EXERCISE BRIEF:
Using the data below, return word for word every line from the one holding "Recreate this image" down to the one holding "shade = np.clip(1". Leave pictures out.

● ● ● ●

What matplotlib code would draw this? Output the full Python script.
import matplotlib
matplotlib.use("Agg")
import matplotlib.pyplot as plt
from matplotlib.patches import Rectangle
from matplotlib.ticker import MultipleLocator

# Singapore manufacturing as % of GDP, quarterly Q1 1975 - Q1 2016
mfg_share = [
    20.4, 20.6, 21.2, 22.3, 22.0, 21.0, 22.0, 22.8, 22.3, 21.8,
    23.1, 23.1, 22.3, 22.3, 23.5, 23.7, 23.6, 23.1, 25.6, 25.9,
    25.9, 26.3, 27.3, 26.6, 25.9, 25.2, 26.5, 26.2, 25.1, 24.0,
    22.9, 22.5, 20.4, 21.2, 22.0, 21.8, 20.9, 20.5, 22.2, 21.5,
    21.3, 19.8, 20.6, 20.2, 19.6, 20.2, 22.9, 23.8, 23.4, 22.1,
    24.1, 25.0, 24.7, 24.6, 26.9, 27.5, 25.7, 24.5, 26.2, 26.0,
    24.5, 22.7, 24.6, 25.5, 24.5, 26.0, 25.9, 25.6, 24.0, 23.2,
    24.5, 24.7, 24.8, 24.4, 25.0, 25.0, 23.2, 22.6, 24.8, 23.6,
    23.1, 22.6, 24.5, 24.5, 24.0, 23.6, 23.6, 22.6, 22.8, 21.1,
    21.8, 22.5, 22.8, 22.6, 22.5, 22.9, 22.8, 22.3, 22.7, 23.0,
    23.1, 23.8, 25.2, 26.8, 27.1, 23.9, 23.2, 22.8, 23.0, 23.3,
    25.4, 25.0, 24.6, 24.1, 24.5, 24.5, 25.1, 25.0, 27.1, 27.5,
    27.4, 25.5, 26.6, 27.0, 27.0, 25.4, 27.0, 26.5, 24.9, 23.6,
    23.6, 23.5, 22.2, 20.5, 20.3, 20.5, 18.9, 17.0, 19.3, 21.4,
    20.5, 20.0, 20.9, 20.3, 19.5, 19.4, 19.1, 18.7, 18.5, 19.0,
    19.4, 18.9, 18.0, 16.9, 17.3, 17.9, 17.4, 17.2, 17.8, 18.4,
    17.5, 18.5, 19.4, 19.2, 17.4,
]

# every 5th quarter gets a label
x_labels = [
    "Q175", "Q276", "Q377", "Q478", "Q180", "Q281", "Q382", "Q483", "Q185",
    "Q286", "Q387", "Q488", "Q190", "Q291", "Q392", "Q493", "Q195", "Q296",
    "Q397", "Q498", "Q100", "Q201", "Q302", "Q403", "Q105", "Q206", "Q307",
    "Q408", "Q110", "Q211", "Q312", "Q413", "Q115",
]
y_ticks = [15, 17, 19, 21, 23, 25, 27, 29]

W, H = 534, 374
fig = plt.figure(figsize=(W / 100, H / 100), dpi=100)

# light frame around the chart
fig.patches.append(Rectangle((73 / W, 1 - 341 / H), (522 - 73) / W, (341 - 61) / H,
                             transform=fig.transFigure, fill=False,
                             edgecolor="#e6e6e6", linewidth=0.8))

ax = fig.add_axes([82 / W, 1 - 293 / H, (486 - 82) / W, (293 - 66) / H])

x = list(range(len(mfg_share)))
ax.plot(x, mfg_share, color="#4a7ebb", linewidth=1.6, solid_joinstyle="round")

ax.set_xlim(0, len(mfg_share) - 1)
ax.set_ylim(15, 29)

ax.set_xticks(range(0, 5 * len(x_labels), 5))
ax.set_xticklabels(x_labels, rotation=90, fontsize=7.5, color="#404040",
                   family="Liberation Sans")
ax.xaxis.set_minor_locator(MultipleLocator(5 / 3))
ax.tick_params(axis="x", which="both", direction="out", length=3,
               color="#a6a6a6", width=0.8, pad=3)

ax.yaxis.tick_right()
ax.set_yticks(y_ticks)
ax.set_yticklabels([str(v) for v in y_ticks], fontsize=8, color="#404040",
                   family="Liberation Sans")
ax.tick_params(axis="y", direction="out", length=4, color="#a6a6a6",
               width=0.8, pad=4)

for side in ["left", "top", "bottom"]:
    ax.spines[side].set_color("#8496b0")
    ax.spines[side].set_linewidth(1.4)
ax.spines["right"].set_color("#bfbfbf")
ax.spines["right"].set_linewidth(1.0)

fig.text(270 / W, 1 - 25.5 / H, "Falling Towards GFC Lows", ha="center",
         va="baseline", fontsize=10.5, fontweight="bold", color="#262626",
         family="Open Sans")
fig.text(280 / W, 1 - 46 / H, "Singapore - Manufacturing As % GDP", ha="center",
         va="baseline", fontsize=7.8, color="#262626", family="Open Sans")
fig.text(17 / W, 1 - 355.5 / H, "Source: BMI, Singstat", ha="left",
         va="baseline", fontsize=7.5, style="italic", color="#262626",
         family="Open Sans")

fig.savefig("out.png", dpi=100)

● ● ● ●

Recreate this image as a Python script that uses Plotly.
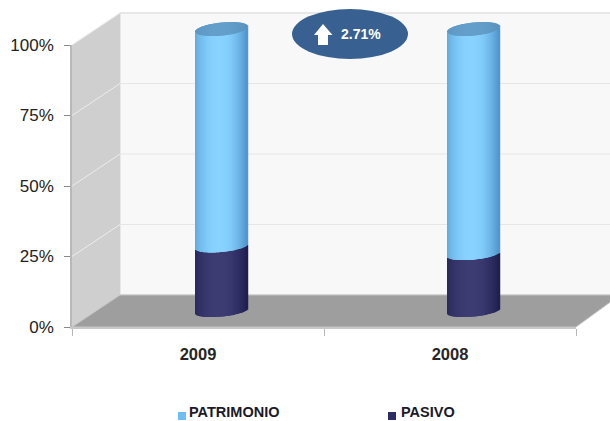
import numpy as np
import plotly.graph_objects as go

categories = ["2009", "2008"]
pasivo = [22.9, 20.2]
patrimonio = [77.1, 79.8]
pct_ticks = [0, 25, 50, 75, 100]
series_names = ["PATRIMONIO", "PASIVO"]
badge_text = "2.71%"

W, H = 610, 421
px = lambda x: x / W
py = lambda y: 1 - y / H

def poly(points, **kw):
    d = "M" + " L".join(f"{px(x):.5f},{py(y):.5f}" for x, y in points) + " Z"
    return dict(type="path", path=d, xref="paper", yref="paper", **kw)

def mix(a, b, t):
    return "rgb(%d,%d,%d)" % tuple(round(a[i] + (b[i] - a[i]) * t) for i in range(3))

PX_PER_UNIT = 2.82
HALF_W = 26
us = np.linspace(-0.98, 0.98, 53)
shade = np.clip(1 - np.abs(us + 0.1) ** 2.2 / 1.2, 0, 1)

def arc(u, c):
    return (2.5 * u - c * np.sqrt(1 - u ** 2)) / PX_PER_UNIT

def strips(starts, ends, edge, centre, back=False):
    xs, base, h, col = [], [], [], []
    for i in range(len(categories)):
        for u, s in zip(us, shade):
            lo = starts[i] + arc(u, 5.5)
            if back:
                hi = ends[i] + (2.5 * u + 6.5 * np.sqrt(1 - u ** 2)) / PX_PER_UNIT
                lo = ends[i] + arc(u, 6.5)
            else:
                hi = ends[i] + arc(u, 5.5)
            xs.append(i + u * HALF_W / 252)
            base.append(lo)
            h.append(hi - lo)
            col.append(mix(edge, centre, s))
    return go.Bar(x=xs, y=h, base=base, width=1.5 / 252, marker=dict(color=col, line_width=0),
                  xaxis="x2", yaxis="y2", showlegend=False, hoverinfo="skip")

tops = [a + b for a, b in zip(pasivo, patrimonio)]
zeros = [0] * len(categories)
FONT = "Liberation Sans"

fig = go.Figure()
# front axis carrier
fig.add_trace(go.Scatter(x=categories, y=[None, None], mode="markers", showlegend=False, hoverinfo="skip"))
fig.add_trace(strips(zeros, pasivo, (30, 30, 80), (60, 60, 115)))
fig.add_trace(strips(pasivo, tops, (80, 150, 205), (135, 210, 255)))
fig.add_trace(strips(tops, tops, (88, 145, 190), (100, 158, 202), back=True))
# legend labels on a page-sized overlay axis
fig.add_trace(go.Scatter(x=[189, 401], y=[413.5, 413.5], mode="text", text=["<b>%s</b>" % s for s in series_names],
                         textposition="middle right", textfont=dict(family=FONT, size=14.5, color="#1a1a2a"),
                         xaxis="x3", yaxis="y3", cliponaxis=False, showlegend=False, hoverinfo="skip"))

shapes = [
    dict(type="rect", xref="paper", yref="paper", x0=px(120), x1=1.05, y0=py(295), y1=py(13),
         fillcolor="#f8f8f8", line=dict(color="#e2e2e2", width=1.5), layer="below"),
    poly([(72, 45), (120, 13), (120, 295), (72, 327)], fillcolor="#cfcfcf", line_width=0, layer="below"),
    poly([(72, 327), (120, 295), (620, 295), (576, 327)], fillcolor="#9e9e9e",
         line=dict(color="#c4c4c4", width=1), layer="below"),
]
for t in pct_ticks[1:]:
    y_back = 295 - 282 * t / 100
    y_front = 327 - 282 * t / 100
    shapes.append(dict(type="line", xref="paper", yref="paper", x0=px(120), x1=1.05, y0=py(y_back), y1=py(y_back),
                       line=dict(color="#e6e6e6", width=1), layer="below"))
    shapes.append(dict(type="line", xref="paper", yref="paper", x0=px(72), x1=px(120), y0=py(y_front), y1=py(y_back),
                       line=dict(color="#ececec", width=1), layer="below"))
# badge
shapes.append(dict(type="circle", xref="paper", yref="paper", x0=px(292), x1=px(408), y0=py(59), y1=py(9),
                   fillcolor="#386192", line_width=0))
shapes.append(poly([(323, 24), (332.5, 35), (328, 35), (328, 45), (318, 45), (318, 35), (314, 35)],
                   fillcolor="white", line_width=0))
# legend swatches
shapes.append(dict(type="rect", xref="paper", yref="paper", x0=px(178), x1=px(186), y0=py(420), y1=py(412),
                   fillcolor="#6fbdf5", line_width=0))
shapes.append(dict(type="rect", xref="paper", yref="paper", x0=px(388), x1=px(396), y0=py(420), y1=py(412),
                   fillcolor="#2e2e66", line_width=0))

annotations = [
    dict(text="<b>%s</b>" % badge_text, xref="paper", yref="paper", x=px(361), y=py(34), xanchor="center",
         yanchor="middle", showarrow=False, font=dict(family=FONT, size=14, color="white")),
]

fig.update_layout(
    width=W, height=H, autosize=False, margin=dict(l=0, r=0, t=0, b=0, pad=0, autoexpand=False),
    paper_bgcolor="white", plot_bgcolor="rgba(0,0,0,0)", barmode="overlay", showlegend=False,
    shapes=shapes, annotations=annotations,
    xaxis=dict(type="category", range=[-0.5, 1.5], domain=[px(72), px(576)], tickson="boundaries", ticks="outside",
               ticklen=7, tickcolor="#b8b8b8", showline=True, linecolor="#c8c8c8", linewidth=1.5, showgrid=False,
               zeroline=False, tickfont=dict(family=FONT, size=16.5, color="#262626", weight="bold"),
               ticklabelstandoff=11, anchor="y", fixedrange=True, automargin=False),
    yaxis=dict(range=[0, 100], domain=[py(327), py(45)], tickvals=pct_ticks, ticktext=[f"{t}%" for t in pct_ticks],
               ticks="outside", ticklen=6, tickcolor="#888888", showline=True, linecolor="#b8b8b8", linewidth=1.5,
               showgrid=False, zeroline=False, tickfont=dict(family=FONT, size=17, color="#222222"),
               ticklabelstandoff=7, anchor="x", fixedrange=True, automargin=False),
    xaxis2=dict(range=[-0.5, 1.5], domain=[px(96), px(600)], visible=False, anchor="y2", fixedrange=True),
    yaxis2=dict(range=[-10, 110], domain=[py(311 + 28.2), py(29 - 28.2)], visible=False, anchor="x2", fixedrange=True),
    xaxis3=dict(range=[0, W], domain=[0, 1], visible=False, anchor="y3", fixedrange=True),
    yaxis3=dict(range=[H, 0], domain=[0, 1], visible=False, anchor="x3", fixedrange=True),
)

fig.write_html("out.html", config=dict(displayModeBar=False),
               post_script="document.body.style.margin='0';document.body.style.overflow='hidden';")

● ● ● ●

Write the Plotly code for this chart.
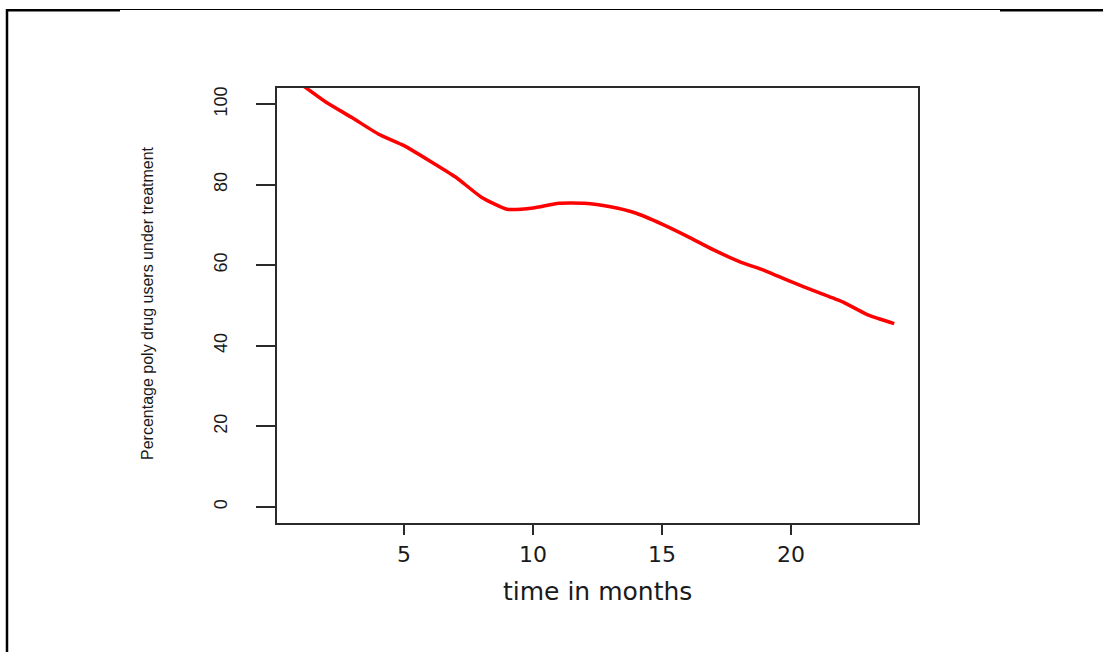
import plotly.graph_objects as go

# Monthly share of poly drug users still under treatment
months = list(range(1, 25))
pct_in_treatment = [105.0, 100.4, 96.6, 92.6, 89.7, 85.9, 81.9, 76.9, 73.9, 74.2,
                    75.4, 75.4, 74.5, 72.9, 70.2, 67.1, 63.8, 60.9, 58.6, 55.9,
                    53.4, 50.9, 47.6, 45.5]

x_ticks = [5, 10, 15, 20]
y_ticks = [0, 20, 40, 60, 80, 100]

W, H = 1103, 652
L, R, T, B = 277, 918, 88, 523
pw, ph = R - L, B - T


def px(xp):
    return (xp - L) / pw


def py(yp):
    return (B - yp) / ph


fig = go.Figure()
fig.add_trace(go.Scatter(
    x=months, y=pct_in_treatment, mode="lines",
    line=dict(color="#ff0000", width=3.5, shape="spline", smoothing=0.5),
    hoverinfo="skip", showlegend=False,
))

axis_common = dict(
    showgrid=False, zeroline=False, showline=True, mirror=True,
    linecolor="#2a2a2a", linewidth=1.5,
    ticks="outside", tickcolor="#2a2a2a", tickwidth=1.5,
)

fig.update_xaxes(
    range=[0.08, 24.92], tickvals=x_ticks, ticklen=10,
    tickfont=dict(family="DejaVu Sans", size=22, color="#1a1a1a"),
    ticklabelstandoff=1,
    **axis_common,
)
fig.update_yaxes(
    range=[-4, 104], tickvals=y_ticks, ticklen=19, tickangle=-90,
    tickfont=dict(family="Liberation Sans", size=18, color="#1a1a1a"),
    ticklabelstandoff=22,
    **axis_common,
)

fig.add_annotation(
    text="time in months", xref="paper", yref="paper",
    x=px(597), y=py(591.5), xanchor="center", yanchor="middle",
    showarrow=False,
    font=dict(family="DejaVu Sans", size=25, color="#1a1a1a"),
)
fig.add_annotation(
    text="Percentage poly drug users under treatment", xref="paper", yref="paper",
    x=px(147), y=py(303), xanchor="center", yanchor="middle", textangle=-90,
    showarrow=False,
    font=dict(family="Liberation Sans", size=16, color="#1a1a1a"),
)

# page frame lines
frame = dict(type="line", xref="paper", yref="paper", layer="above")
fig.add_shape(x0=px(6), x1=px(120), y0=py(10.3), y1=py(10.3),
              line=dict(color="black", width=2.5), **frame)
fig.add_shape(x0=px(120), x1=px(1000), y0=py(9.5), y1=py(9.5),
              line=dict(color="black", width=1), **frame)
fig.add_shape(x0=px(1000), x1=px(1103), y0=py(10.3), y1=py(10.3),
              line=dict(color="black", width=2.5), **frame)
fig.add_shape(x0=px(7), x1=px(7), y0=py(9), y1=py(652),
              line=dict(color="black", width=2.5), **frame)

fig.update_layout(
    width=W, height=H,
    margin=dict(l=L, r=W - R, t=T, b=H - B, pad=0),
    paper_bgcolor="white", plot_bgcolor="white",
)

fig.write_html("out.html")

● ● ● ●

WORKED ANSWER:
Recreate this image as a Python script that uses Plotly.
import numpy as np
import plotly.graph_objects as go

categories = ["2009", "2008"]
pasivo = [22.9, 20.2]
patrimonio = [77.1, 79.8]
pct_ticks = [0, 25, 50, 75, 100]
series_names = ["PATRIMONIO", "PASIVO"]
badge_text = "2.71%"

W, H = 610, 421
px = lambda x: x / W
py = lambda y: 1 - y / H

def poly(points, **kw):
    d = "M" + " L".join(f"{px(x):.5f},{py(y):.5f}" for x, y in points) + " Z"
    return dict(type="path", path=d, xref="paper", yref="paper", **kw)

def mix(a, b, t):
    return "rgb(%d,%d,%d)" % tuple(round(a[i] + (b[i] - a[i]) * t) for i in range(3))

PX_PER_UNIT = 2.82
HALF_W = 26
us = np.linspace(-0.98, 0.98, 53)
shade = np.clip(1 - np.abs(us + 0.1) ** 2.2 / 1.2, 0, 1)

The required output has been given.